Young people think they’ll always be that way — young. And some people just need to be told it’s okay to be happy — to give themselves permission to live, from the inside out. Just do it — regret is a killer.
HAPPY FALL!
A Tuesday FULL of thankfulness …
28 Oct 2014 6 Comments
On a perfect fall day, temps in the 60s, sun shining through a light haze, leaves turning every shade from gold to purple, Kim noodling on guitar and finding melodies and chord changes that bring tears to my eyes, the house in just enough disarray to feel comfy, and our tiny white terror (nope, not a misspelling) running back and forth from balcony to everywhere else, I’m thankful for my town. Also all of the above, none of which would have happened without this town, except the guitar man.
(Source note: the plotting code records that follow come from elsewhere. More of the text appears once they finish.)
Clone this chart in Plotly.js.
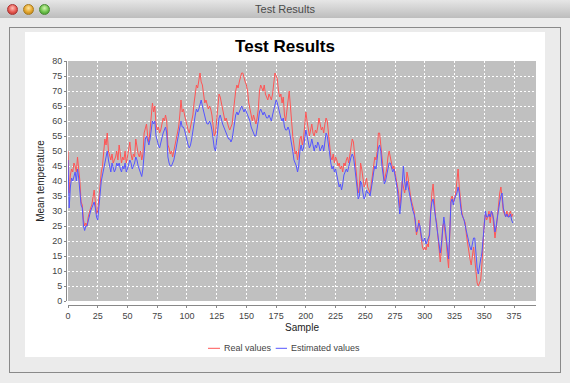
<!DOCTYPE html>
<html><head><meta charset="utf-8">
<script src="https://cdn.plot.ly/plotly-3.0.1.min.js"></script>
<style>
html,body{margin:0;padding:0;}
body{width:570px;height:383px;position:relative;overflow:hidden;background:#ececec;font-family:"Liberation Sans",Arial,sans-serif;}
#titlebar{position:absolute;left:0;top:0;width:570px;height:18px;background:linear-gradient(#e6e6e6,#bdbdbd);}
#wintitle{position:absolute;left:0;top:0;width:570px;height:18px;line-height:19px;text-align:center;font-size:11px;color:#4a4a4a;}
.tl{position:absolute;top:4px;width:11px;height:11px;border-radius:50%;box-sizing:border-box;}
#tr{left:7px;background:radial-gradient(circle at 50% 35%,#ffc0b8 0%,#e6574f 55%,#a8302a 100%);border:1px solid #a33;}
#ty{left:23px;background:radial-gradient(circle at 50% 35%,#ffe6a0 0%,#e3a42a 55%,#a8761a 100%);border:1px solid #a77a1e;}
#tg{left:39px;background:radial-gradient(circle at 50% 35%,#d4f5b0 0%,#6cc24a 55%,#3f8a2a 100%);border:1px solid #4a8a33;}
#frame{position:absolute;left:9px;top:27px;width:552px;height:346px;box-sizing:border-box;border:1px solid #8a8a8a;background:#ebebeb;}
#chart{position:absolute;left:25px;top:32px;width:520px;height:325px;background:#fff;}
</style>
</head><body>
<div id="titlebar"></div>
<div id="wintitle">Test Results</div>
<div class="tl" id="tr"></div><div class="tl" id="ty"></div><div class="tl" id="tg"></div>
<div id="frame"></div>
<div id="chart"></div>
<script>
// Mean temperature, real values (one per sample)
const realValues = [
50,36,42,44,43,46,45,43,48,44,
40,33,32,27,25,26,25,28,30,31,
32,34,37,33,29,30,35,40,43,45,
50,54,52,56,50,48,47,49,46,47,
48,50,47,52,49,46,48,47,50,46,
48,50,53,49,47,49,48,54,51,49,
48,50,47,49,56,58,59,55,53,57,
62,66,63,65,59,57,58,56,57,59,
61,60,62,60,52,51,49,50,48,50,
52,54,56,58,62,67,63,64,62,60,
58,57,56,58,60,62,66,69,72,71,
74,76,73,72,69,66,67,65,64,65,
64,62,58,55,56,60,65,69,68,66,
64,62,60,61,59,58,57,58,59,63,
68,70,72,71,73,75,76,76,74,73,
72,70,66,64,61,60,62,60,59,61,
64,70,72,71,70,72,69,68,67,69,
68,67,69,72,76,75,74,70,68,69,
66,68,62,60,63,67,70,65,58,55,
52,49,50,47,50,54,55,52,54,58,
63,60,58,55,57,59,56,55,57,56,
58,61,59,57,58,56,59,61,60,55,
50,48,47,49,46,48,47,45,46,44,
45,43,46,45,47,48,46,49,52,54,
53,48,45,40,36,38,46,44,40,38,
39,41,38,37,36,39,42,46,48,47,
50,56,56,52,47,44,40,42,44,48,
50,48,46,44,45,43,41,39,36,31,
35,40,38,36,38,43,41,37,35,33,
31,30,26,22,24,27,24,21,18,17,
18,17,19,18,24,33,36,39,32,28,
26,22,18,13,17,25,26,23,20,15,
11,22,34,35,33,34,36,40,44,38,
33,30,28,27,26,22,19,16,14,12,
15,18,14,9,6,5,6,7,12,21,
26,29,27,28,30,26,30,29,25,21,
24,29,32,36,38,34,30,29,28,30,
28,29,30,28,29
];
// Mean temperature, estimated values
const estimatedValues = [
47,31,38,41,40,42,43,40,44,41,
37,32,31,25,23.5,25,25,27,29,30,
31,32,33,31,28,27,32,38,40,42,
44,47,48,50,47,45,43,46,44,43,
44,46,45,46,44,43,45,44,46,43,
44,46,47,46,44,45,46,48,47,45,
44,43,41.5,44,51,54,55,53,52,54,
57,60,59,60,55,53,52,51,53,54,
56,57,58,56,48,46,45,45,46,47,
49,51,53,55,57,60,58,58,57,55,
53,52,51,52,54,57,60,62,64,63,
64,66,67,65,63,61,60,59,59,60,
59,57,54,51,50,54,58,61,62,60,
59,58,57,56,55,54,54,53,54,57,
60,62,63,62,63,64,65,64,63,64,
63,62,61,60,58,57,56,55,55,57,
60,63,64,63,62,63,62,61,61,62,
61,60,62,64,66,67,66,64,62,61,
60,61,58,57,57,58,57,55,52,50,
47,46,45,43,45,50,52,50,51,54,
57,55,53,51,52,54,52,50,52,51,
53,52,50,51,52,50,54,56,55,52,
48,46,44,45,43,44,42,40,38,39,
37,39,42,43,44,43,45,47,48,49,
48,45,42,38,34,35,40,39,36,34,
35,37,36,36,35,37,40,43,45,44,
47,51,52,50,45,42,39,40,42,45,
46,46,44,43,44,42,40,37,33,29,
33,38,45,40,37,40,38,35,33,31,
30,29,27,23,24,26,25,22,20,20,
21,19,20,21,22,30,33,34,31,27,
25,21,19,16,19,24,28,25,21,17,
14,23,33,34,32,34,35,36,38,36,
32,29,28,27,25,23,21,19,18,17,
19,21,21,15,11,9,12,14,16,21,
27,30,28,28,29,28,30,29,27,23,
25,28,31,33,35,36,31,29,28,29,
28,28,29,27,26
];
const seriesNames = ['Real values', 'Estimated values'];
const xTickVals = [0,25,50,75,100,125,150,175,200,225,250,275,300,325,350,375];
const yTickVals = [0,5,10,15,20,25,30,35,40,45,50,55,60,65,70,75,80];
const samples = realValues.map((v, i) => i);

const W = 520, H = 325, ML = 41, MR = 9, MT = 29, MB = 52;
const PW = W - ML - MR, PH = H - MT - MB;
const px = x => (x - ML) / PW;
const py = y => 1 - (y - MT) / PH;
const RED = '#ff5555', BLUE = '#5555ff';
const FONT = 'Liberation Sans, Arial, sans-serif';

const traces = [
  {x: samples, y: realValues, name: seriesNames[0], type: 'scatter', mode: 'lines', line: {color: RED, width: 1}},
  {x: samples, y: estimatedValues, name: seriesNames[1], type: 'scatter', mode: 'lines', line: {color: BLUE, width: 1}}
];

const axisCommon = {
  anchor: 'free', position: 0,
  ticks: 'outside', ticklen: 2, tickcolor: '#888', tickwidth: 1,
  showline: true, linecolor: '#888', linewidth: 1,
  showgrid: true, gridcolor: '#ffffff', griddash: '2px,2px', gridwidth: 1,
  zeroline: false, tickmode: 'array',
  tickfont: {family: FONT, size: 9, color: '#444'}
};

const legendY = py(316.3);
const layout = {
  width: W, height: H,
  margin: {l: ML, r: MR, t: MT, b: MB, pad: 0},
  paper_bgcolor: '#ffffff', plot_bgcolor: '#c0c0c0',
  showlegend: false,
  font: {family: FONT},
  title: {text: 'Test Results', font: {family: FONT, size: 17, color: '#000', weight: 700},
          x: 0.5, xref: 'container', xanchor: 'center', y: 1 - 14.5 / H, yref: 'container', yanchor: 'middle'},
  xaxis: Object.assign({}, axisCommon, {
    range: [0, 393.5], domain: [2 / PW, 1], tickvals: xTickVals,
    title: {text: 'Sample', font: {family: FONT, size: 10, color: '#222'}, standoff: 4}
  }),
  yaxis: Object.assign({}, axisCommon, {
    range: [0, 80], domain: [4 / PH, 1], tickvals: yTickVals,
    title: {text: 'Mean temperature', font: {family: FONT, size: 10, color: '#222'}, standoff: 4}
  }),
  shapes: [
    {type: 'line', xref: 'paper', yref: 'paper', x0: px(183), x1: px(195), y0: legendY, y1: legendY, line: {color: RED, width: 1}},
    {type: 'line', xref: 'paper', yref: 'paper', x0: px(250.7), x1: px(262), y0: legendY, y1: legendY, line: {color: BLUE, width: 1}}
  ],
  annotations: [
    {text: seriesNames[0], xref: 'paper', yref: 'paper', x: px(196.5), y: legendY, xanchor: 'left', yanchor: 'middle', showarrow: false, font: {family: FONT, size: 9, color: '#444'}},
    {text: seriesNames[1], xref: 'paper', yref: 'paper', x: px(264), y: legendY, xanchor: 'left', yanchor: 'middle', showarrow: false, font: {family: FONT, size: 9, color: '#444'}}
  ]
};

Plotly.newPlot('chart', traces, layout, {staticPlot: true, displayModeBar: false});
</script>
</body></html>
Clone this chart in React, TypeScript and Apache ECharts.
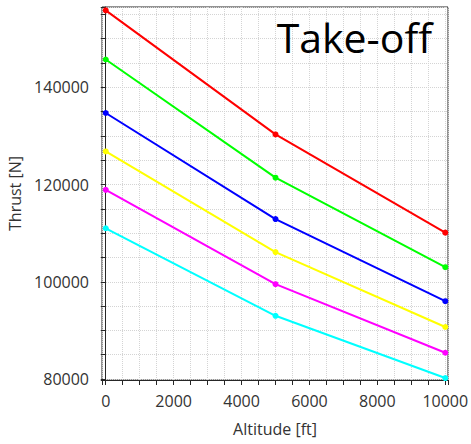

We’ve been here a little over a year now, and it’s home in a way no other place has ever been. From the University of Kansas on Mt. Oread to the tiniest neighborhood we love it all. Lawrence is marinated in history, and as much of it as possible has been lovingly preserved — there are still rock houses standing since before the Civil War, and several businesses on Mass St. have original interior rock walls. Following Harper’s Ferry and other John Brown exploits in opposition to slavery (don’t get nervous, there won’t be a test), Quantrill and his raiders came through town in 1863, killing 150 men but no women and children, torching every house and business they could, robbing all the banks, and looting what was left. Lawrence immediately started rebuilding and the pro-slavery forces lost, end of story. The town is founded on that legacy and hasn’t wavered. Here people cheekily ask, “WWJBD?” (What Would John Brown Do?) The town’s beginnings were the roots of the open-hearted approach to personal liberty that permeates everything here and resonates so deeply with us.
We love the tree-lined streets full of dignified 3-story homes and whimsical “Painted Ladies.” We’re equally in love with the more haphazard neighborhoods, where every block is home to at least one artist’s studio, gallery, or workshop. A few more things we’re hooked on — Mass Street, with its blocks of stores and restaurants, housed in carefully preserved old buildings, all of it walkable and friendly. Live music all over town, plays, art shows, nice weather, rain, trees, great food, beautiful lakes, and the wide Kaw River, which is endlessly fascinating to us after living with a dry dusty riverbed for the past few decades. And KU Basketball, need I say more?